Looking at the ad in this months C&CC mag I am very tempted to try this product.

According to their website they are using it to clean the vehicles at Gatwick airport so it must be quite effective.

There are several testimonials from motorhome and caravan owners too.

Are there any negatives from anyone who has tried it?

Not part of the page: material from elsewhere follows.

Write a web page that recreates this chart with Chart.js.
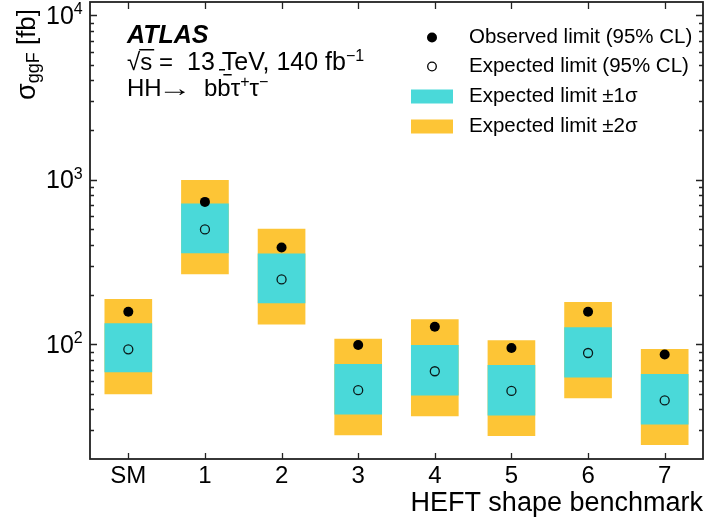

I like the idea that when you have some time (on site maybe) you can simply do a bit of cleaning without messing about with water.

Go on then, put me off.

Paul


----------



## locovan (Oct 17, 2007)

I have used it and get a good result but you have to be careful about just how much dirt as it can scratch.
Lightly brush with a soft brush first and then use the product.


----------



## oldenstar (Nov 9, 2006)

Hmm

So much for the claims then - it says it can't scratch :roll: 

Paul


----------



## locovan (Oct 17, 2007)

http://www.miracledrywash.com/

Im just saying be careful if it is very muddy.
I do use it but if it is very muddy then I give it a good wash.
But when we travel around from site to site then I use the produst and Im well pleased with it. :lol:


----------



## Zebedee (Oct 3, 2007)

oldenstar said:


> Hmm
> 
> So much for the claims then - it says it can't scratch :roll:
> 
> Paul


The stuff itself probably can't scratch, so the claim is not fraudulent. 8O

Any dirt or grit on the panels will certainly scratch if you rub it in with a cloth - whatever magical ingredient is applied first.

This is why the pro's always use copious amounts of soapy water and a soft brush to get the muck off before they polish it. :wink:

Hope this helps

Dave


----------